# Do elves smoke?



## Hisoka Morrow (Sep 28, 2021)

Yes, as title, were elves the market of pipe-weeds? The elves seemed to be the only "no-smoking" race, correct me if there're any other source.


----------



## Ealdwyn (Sep 28, 2021)

> Do elves smoke?​


Only when they're on fire. 



I'm here all week. 😁


----------



## Alcuin (Sep 28, 2021)

We aren’t told whether partakers of pipeweed included Elves as a rule or not. (What springs to mind here is some hillbilly Avari Elf, definitely _not_ one of the Eldar, with a corncob pipe.) But we do have one episode that might be instructive. 
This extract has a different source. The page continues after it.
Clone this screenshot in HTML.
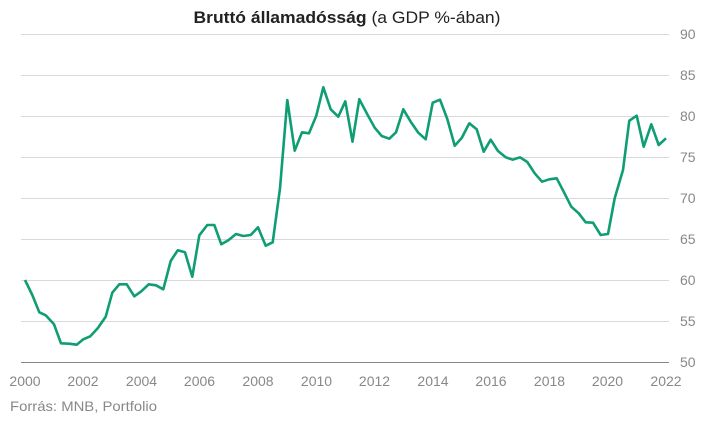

In “Flotsam and Jetsam” (_Two Towers_), once lunch is over, Pippin gives Gimli his extra pipe, and Aragorn and the Hobbits prepare to enjoy some of Saruman’s Hornblower leaf. Legolas immediately excuses himself: “I’m going back into the open air, to see what the wind and sky are doing!” Aragorn, understanding instantly, replies, “We’ll come with you.” 

It’s pretty clear from this, I think, that Legolas didn’t like tobacco smoke, and that Aragorn understood that. Whether that dislike was peculiar to Legolas or not is the question, Gandalf certainly smoked, sometimes “prodigiously” (“The Istari”, _Unfinished Tales_), a habit Saruman took up in what he thought was secrecy, though Gandalf soon learned of it (perhaps from the Dúnedain who kept watch on the borders of the Shire). 



Ealdwyn said:


> Only when they're on fire.


Yes, I think it fair to assume Gil-galad smoked, but not pipeweed. Should we try the veal?


----------